O que diz o Instituto Pacto Nacional pela Erradicação do Trabalho Escravo: “Não foi aprovado nada nesse sentido, embora haja algumas iniciativas em trâmite. Não acompanhei nada com relação à legislação municipal, mesmo um decreto. O banco de dados de fornecedores da prefeitura é de certo modo caótico”, declara Mércia, do InPacto.
O que diz a vereadora de São Paulo Patrícia Bezerra (PSDB), da oposição ao prefeito Haddad (PT): “Falta articulação do governo dentro da Câmara nesse sentido. A lei que estamos propondo até agora não foi apreciada ou teve garantia de que sanção [pelo prefeito Fernando Haddad]. Não se chega a uma ação mais concreta para isso, não há mobilização suficiente”, afirma a autora de projeto de lei 105/2013, que cassa a licença municipal de empresas com trabalho escravo e embarga locais onde o crime for encontrado.
10) Apoiar o cadastro de empregadores flagrados com mão de obra escrava, conhecido como a “lista suja” do trabalho escravo
O que diz a gestão Haddad: “Divulgamos a lista no site da Assessoria Especial para Promoção do Trabalho Decente da Secretaria Municipal de Direitos Humanos e Cidadania. Além disso, a Comtrae fez uma nota de repúdio sobre a suspensão da ‘lista suja’.
O que diz a Organização Internacional do Trabalho: “Os secretários [da gestão Haddad] se posicionaram, mesmo que não tenha havido uma manifestação direta do prefeito.

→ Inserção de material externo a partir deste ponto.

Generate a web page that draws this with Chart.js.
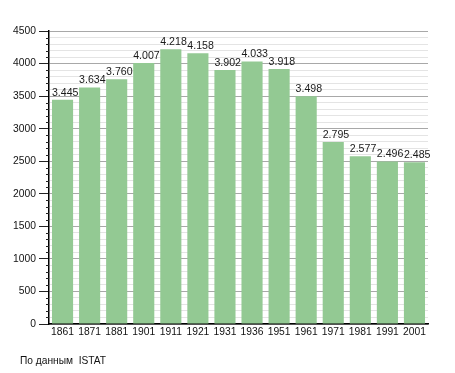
<!DOCTYPE html>
<html><head><meta charset="utf-8">
<script src="https://cdn.jsdelivr.net/npm/chart.js@4"></script>
<style>
html,body{margin:0;padding:0;background:#fff;}
#wrap{position:relative;width:455px;height:373px;}
#note{position:absolute;left:20px;top:355px;font:10.2px "Liberation Sans",Arial,sans-serif;color:#111;white-space:pre;}
</style></head>
<body><div id="wrap"><canvas id="c" width="455" height="373"></canvas><div id="note">По данным  ISTAT</div></div>
<script>
const years = ['1861','1871','1881','1901','1911','1921','1931','1936','1951','1961','1971','1981','1991','2001'];
const population = [3445,3634,3760,4007,4218,4158,3902,4033,3918,3498,2795,2577,2496,2485];
const valueLabels = ['3.445','3.634','3.760','4.007','4.218','4.158','3.902','4.033','3.918','3.498','2.795','2.577','2.496','2.485'];
const yMax = 4500;
const FONT = '"Liberation Sans", Arial, sans-serif';

const labelPlugin = {
  id:'vals',
  afterDatasetsDraw(chart){
    const ctx = chart.ctx;
    const meta = chart.getDatasetMeta(0);
    ctx.save();
    ctx.font = '10.6px ' + FONT;
    ctx.fillStyle = '#1a1a1a';
    ctx.textAlign = 'left';
    ctx.textBaseline = 'alphabetic';
    meta.data.forEach((bar,i)=>{
      ctx.fillText(valueLabels[i], bar.x - bar.width/2, bar.y - 4);
    });
    // minor ticks on the y axis
    const ys = chart.scales.y;
    ctx.strokeStyle = '#222';
    ctx.lineWidth = 1;
    for (let v = 0; v <= yMax; v += 100) {
      if (v % 500 === 0) continue;
      const py = Math.round(ys.getPixelForValue(v)) + 0.5;
      ctx.beginPath();
      ctx.moveTo(ys.right - 3, py);
      ctx.lineTo(ys.right, py);
      ctx.stroke();
    }
    ctx.restore();
  }
};

new Chart(document.getElementById('c'),{
  type:'bar',
  data:{labels:years,datasets:[{data:population,backgroundColor:'#93c993',borderWidth:0,barPercentage:0.78,categoryPercentage:1}]},
  options:{
    responsive:false,animation:false,
    layout:{padding:{top:31,right:27,left:0,bottom:0}},
    plugins:{legend:{display:false},tooltip:{enabled:false}},
    scales:{
      x:{
        grid:{display:false,drawTicks:false},
        border:{display:true,color:'#000',width:1.5},
        ticks:{color:'#111',font:{family:FONT,size:10.3},padding:2,maxRotation:0,autoSkip:false},
        afterFit(a){a.height=49;}
      },
      y:{
        min:0,max:yMax,
        border:{display:true,color:'#000',width:1.5},
        grid:{
          color:(c)=> (c.tick && c.tick.value%500===0) ? '#a8a8a8' : '#e4e4e4',
          tickColor:(c)=> (c.tick && c.tick.value%500===0) ? '#222' : 'rgba(0,0,0,0)',
          tickLength:10,drawTicks:true
        },
        ticks:{stepSize:100,autoSkip:false,color:'#111',padding:3,
          font:{family:FONT,size:10.3},
          callback:(v)=> v%500===0 ? String(v) : ''},
        afterFit(a){a.width=49;}
      }
    }
  },
  plugins:[labelPlugin]
});
</script></body></html>
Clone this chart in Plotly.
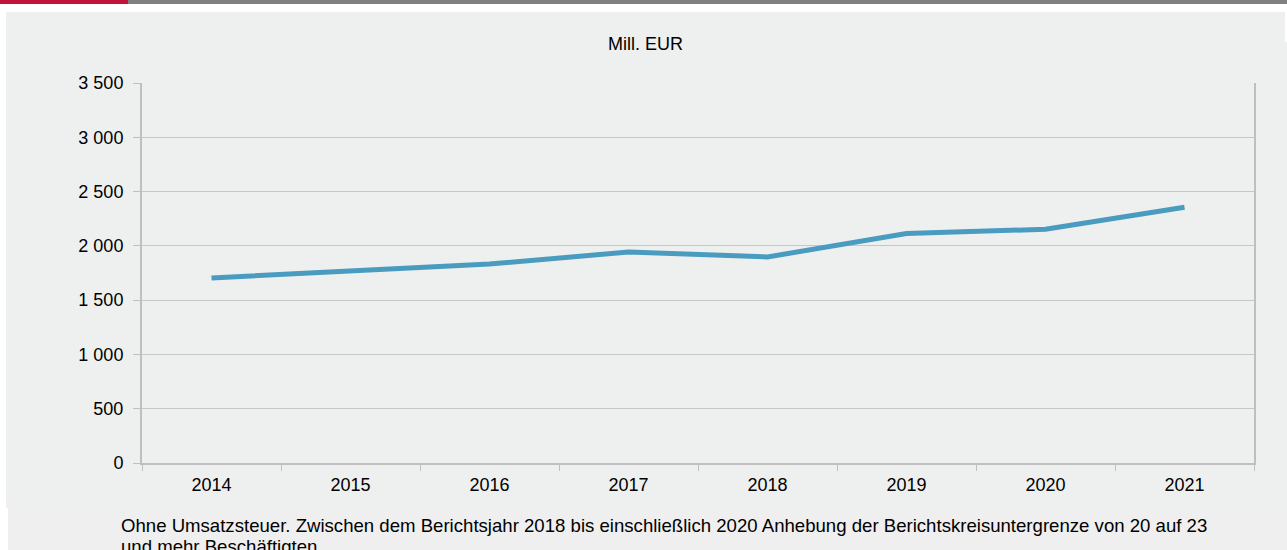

Eles agiram positivamente para proteger a ‘lista suja’, sobretudo o [Rogério] Sottili [que chefiou a pasta de direitos humanos]”, afirma Luiz, da OIT.
O que diz o Instituto Pacto Nacional pela Erradicação do Trabalho Escravo: “Os secretários [municipais] de direitos humanos declararam apoio em documento. Houve um movimento no sentido de ter voz-ativa na política nacional. E cogitou-se fazer algo semelhante [à ‘lista suja’] no nível do município”, declara Mércia, do InPacto.